[Start of Recorded data]
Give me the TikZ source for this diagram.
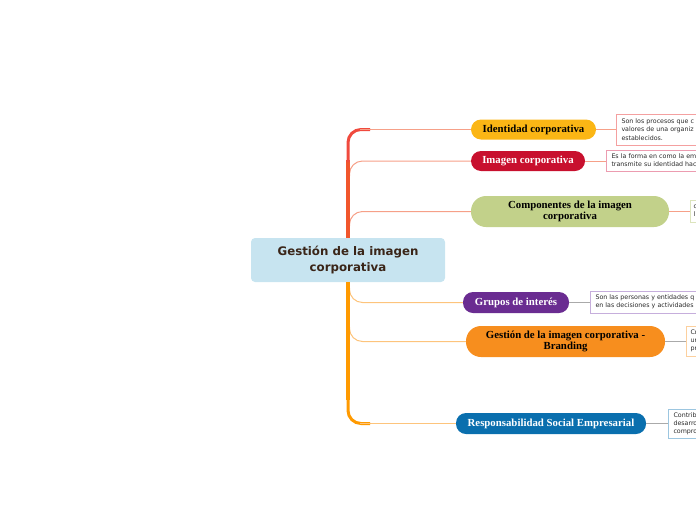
\documentclass[tikz,border=0pt]{standalone}
\usepackage{fontspec}
\setmainfont{Liberation Serif}
\newfontfamily\dejavu{DejaVu Sans}
\definecolor{cfill}{HTML}{C7E4F0}
\definecolor{ctext}{HTML}{3A2518}
\definecolor{trunkA}{HTML}{F1562C}
\definecolor{trunkT}{HTML}{F04A3E}
\definecolor{trunkB}{HTML}{FF9A00}
\definecolor{brA}{HTML}{F6A088}
\definecolor{brB}{HTML}{FDC47C}
\definecolor{cA}{HTML}{FBB615}
\definecolor{cB}{HTML}{C8102E}
\definecolor{cC}{HTML}{C2D18A}
\definecolor{cD}{HTML}{6A2C91}
\definecolor{cE}{HTML}{F78E1E}
\definecolor{cF}{HTML}{0A6FAE}
\definecolor{bA}{HTML}{F4A0A0}
\definecolor{bB}{HTML}{EC9CB0}
\definecolor{bC}{HTML}{DCE4BC}
\definecolor{bD}{HTML}{C6AEDC}
\definecolor{bE}{HTML}{FCD09E}
\definecolor{bF}{HTML}{9CC6E0}
\definecolor{dtext}{HTML}{2A2A2A}
\definecolor{gline}{HTML}{AAAAAA}
\tikzset{
  topic/.style={rounded corners=10pt, inner sep=0pt, align=center,
    font=\bfseries\fontsize{10.8}{11.5}\selectfont},
  desc/.style={draw, fill=white, line width=1pt, anchor=west, inner sep=0pt,
    minimum width=150pt, text width=140pt, align=left, text=dtext,
    font=\dejavu\fontsize{6.3}{8.2}\selectfont},
  trunk/.style={line width=4.5pt},
  branch/.style={line width=1pt, rounded corners=13pt},
}
\begin{document}
\begin{tikzpicture}[x=1pt,y=-1pt]
\useasboundingbox (0,0) rectangle (696,520);
% central
\node[fill=cfill, rounded corners=4pt, minimum width=194pt, minimum height=44pt,
  align=center, text=ctext, font=\dejavu\bfseries\fontsize{11.8}{15.5}\selectfont] (c) at (348,260)
  {Gestión de la imagen\\corporativa};
% topics
\node[topic, fill=cA, text=black, minimum width=125pt, minimum height=20pt] (n1) at (533.5,129.5) {Identidad corporativa};
\node[topic, fill=cB, text=white, minimum width=114pt, minimum height=20pt] (n2) at (528,161) {Imagen corporativa};
\node[topic, fill=cC, text=black, rounded corners=15pt, minimum width=198pt, minimum height=31pt] (n3) at (570,211.5) {Componentes de la imagen\\corporativa};
\node[topic, fill=cD, text=white, minimum width=106pt, minimum height=21pt] (n4) at (516,302.5) {Grupos de interés};
\node[topic, fill=cE, text=black, rounded corners=15pt, minimum width=199pt, minimum height=31pt] (n5) at (565.5,341.5) {Gestión de la imagen corporativa -\\Branding};
\node[topic, fill=cF, text=white, minimum width=190pt, minimum height=21pt] (n6) at (551,423.5) {Responsabilidad Social Empresarial};
% description boxes
\node[desc, draw=bA, minimum height=31pt] (d1) at (616,129.5) {Son los procesos que c\\valores de una organiz\\establecidos.};
\node[desc, draw=bB, minimum height=21pt] (d2) at (606,160.5) {Es la forma en como la em\\transmite su identidad hac};
\node[desc, draw=bC, minimum height=22pt] (d3) at (690,211) {\hspace*{-2pt}c\\\hspace*{-2pt}l};
\node[desc, draw=bD, minimum height=22pt] (d4) at (590,302) {Son las personas y entidades q\\en las decisiones y actividades};
\node[desc, draw=bE, minimum height=30pt] (d5) at (686,341) {\hspace*{-1pt}Cr\\\hspace*{-1pt}ur\\\hspace*{-1pt}pr};
\node[desc, draw=bF, minimum height=29pt] (d6) at (668,423.5) {Contrib\\desarro\\compro};
% trunk coordinates
\coordinate (k1) at (370,129.5);
\coordinate (t2) at (349.5,176);
\coordinate (t3) at (349.5,226);
\coordinate (t4) at (349.5,288);
\coordinate (t5) at (349.5,327);
\coordinate (k6) at (370,423.5);
% middle branches
\draw[branch, brA] (t2) |- (n2.west);
\draw[branch, brA] (t3) |- (n3.west);
\draw[branch, brB] (t4) |- (n4.west);
\draw[branch, brB] (t5) |- (n5.west);
% end branches
\draw[line width=1pt, brA] (k1) -- (n1.west);
\draw[line width=1pt, brB] (k6) -- (n6.west);
% trunks with curved ends
\draw[trunk, trunkA] (c.north) -- (348,160);
\draw[trunkT, line width=3pt, rounded corners=13pt] (348,162) |- (k1);
\draw[brA, line width=1.6pt] (360,129.5) -- (k1);
\draw[trunk, trunkB] (c.south) -- (348,400);
\draw[trunkB, line width=3pt, rounded corners=13pt] (348,398) |- (k6);
\draw[brB, line width=1.6pt] (360,423.5) -- (k6);
% connectors to descriptions
\draw[line width=1pt, brA] (n1.east) -- (d1.west |- n1.east);
\draw[line width=1pt, brA] (n2.east) -- (d2.west |- n2.east);
\draw[line width=1pt, brA] (n3.east) -- (d3.west |- n3.east);
\draw[line width=1pt, gline] (n4.east) -- (d4.west |- n4.east);
\draw[line width=1pt, gline] (n5.east) -- (d5.west |- n5.east);
\draw[line width=1pt, gline] (n6.east) -- (d6.west |- n6.east);
\end{tikzpicture}
\end{document}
[End of Recorded data]
- Exercise description: Copy all the data exactly as written, but skip any picture.

- Solution to this exercise:
Give me the TikZ source for this diagram.
\documentclass[tikz,border=0pt]{standalone}
\usepackage{fontspec}
\setmainfont{Liberation Serif}
\newfontfamily\dejavu{DejaVu Sans}
\definecolor{cfill}{HTML}{C7E4F0}
\definecolor{ctext}{HTML}{3A2518}
\definecolor{trunkA}{HTML}{F1562C}
\definecolor{trunkT}{HTML}{F04A3E}
\definecolor{trunkB}{HTML}{FF9A00}
\definecolor{brA}{HTML}{F6A088}
\definecolor{brB}{HTML}{FDC47C}
\definecolor{cA}{HTML}{FBB615}
\definecolor{cB}{HTML}{C8102E}
\definecolor{cC}{HTML}{C2D18A}
\definecolor{cD}{HTML}{6A2C91}
\definecolor{cE}{HTML}{F78E1E}
\definecolor{cF}{HTML}{0A6FAE}
\definecolor{bA}{HTML}{F4A0A0}
\definecolor{bB}{HTML}{EC9CB0}
\definecolor{bC}{HTML}{DCE4BC}
\definecolor{bD}{HTML}{C6AEDC}
\definecolor{bE}{HTML}{FCD09E}
\definecolor{bF}{HTML}{9CC6E0}
\definecolor{dtext}{HTML}{2A2A2A}
\definecolor{gline}{HTML}{AAAAAA}
\tikzset{
  topic/.style={rounded corners=10pt, inner sep=0pt, align=center,
    font=\bfseries\fontsize{10.8}{11.5}\selectfont},
  desc/.style={draw, fill=white, line width=1pt, anchor=west, inner sep=0pt,
    minimum width=150pt, text width=140pt, align=left, text=dtext,
    font=\dejavu\fontsize{6.3}{8.2}\selectfont},
  trunk/.style={line width=4.5pt},
  branch/.style={line width=1pt, rounded corners=13pt},
}
\begin{document}
\begin{tikzpicture}[x=1pt,y=-1pt]
\useasboundingbox (0,0) rectangle (696,520);
% central
\node[fill=cfill, rounded corners=4pt, minimum width=194pt, minimum height=44pt,
  align=center, text=ctext, font=\dejavu\bfseries\fontsize{11.8}{15.5}\selectfont] (c) at (348,260)
  {Gestión de la imagen\\corporativa};
% topics
\node[topic, fill=cA, text=black, minimum width=125pt, minimum height=20pt] (n1) at (533.5,129.5) {Identidad corporativa};
\node[topic, fill=cB, text=white, minimum width=114pt, minimum height=20pt] (n2) at (528,161) {Imagen corporativa};
\node[topic, fill=cC, text=black, rounded corners=15pt, minimum width=198pt, minimum height=31pt] (n3) at (570,211.5) {Componentes de la imagen\\corporativa};
\node[topic, fill=cD, text=white, minimum width=106pt, minimum height=21pt] (n4) at (516,302.5) {Grupos de interés};
\node[topic, fill=cE, text=black, rounded corners=15pt, minimum width=199pt, minimum height=31pt] (n5) at (565.5,341.5) {Gestión de la imagen corporativa -\\Branding};
\node[topic, fill=cF, text=white, minimum width=190pt, minimum height=21pt] (n6) at (551,423.5) {Responsabilidad Social Empresarial};
% description boxes
\node[desc, draw=bA, minimum height=31pt] (d1) at (616,129.5) {Son los procesos que c\\valores de una organiz\\establecidos.};
\node[desc, draw=bB, minimum height=21pt] (d2) at (606,160.5) {Es la forma en como la em\\transmite su identidad hac};
\node[desc, draw=bC, minimum height=22pt] (d3) at (690,211) {\hspace*{-2pt}c\\\hspace*{-2pt}l};
\node[desc, draw=bD, minimum height=22pt] (d4) at (590,302) {Son las personas y entidades q\\en las decisiones y actividades};
\node[desc, draw=bE, minimum height=30pt] (d5) at (686,341) {\hspace*{-1pt}Cr\\\hspace*{-1pt}ur\\\hspace*{-1pt}pr};
\node[desc, draw=bF, minimum height=29pt] (d6) at (668,423.5) {Contrib\\desarro\\compro};
% trunk coordinates
\coordinate (k1) at (370,129.5);
\coordinate (t2) at (349.5,176);
\coordinate (t3) at (349.5,226);
\coordinate (t4) at (349.5,288);
\coordinate (t5) at (349.5,327);
\coordinate (k6) at (370,423.5);
% middle branches
\draw[branch, brA] (t2) |- (n2.west);
\draw[branch, brA] (t3) |- (n3.west);
\draw[branch, brB] (t4) |- (n4.west);
\draw[branch, brB] (t5) |- (n5.west);
% end branches
\draw[line width=1pt, brA] (k1) -- (n1.west);
\draw[line width=1pt, brB] (k6) -- (n6.west);
% trunks with curved ends
\draw[trunk, trunkA] (c.north) -- (348,160);
\draw[trunkT, line width=3pt, rounded corners=13pt] (348,162) |- (k1);
\draw[brA, line width=1.6pt] (360,129.5) -- (k1);
\draw[trunk, trunkB] (c.south) -- (348,400);
\draw[trunkB, line width=3pt, rounded corners=13pt] (348,398) |- (k6);
\draw[brB, line width=1.6pt] (360,423.5) -- (k6);
% connectors to descriptions
\draw[line width=1pt, brA] (n1.east) -- (d1.west |- n1.east);
\draw[line width=1pt, brA] (n2.east) -- (d2.west |- n2.east);
\draw[line width=1pt, brA] (n3.east) -- (d3.west |- n3.east);
\draw[line width=1pt, gline] (n4.east) -- (d4.west |- n4.east);
\draw[line width=1pt, gline] (n5.east) -- (d5.west |- n5.east);
\draw[line width=1pt, gline] (n6.east) -- (d6.west |- n6.east);
\end{tikzpicture}
\end{document}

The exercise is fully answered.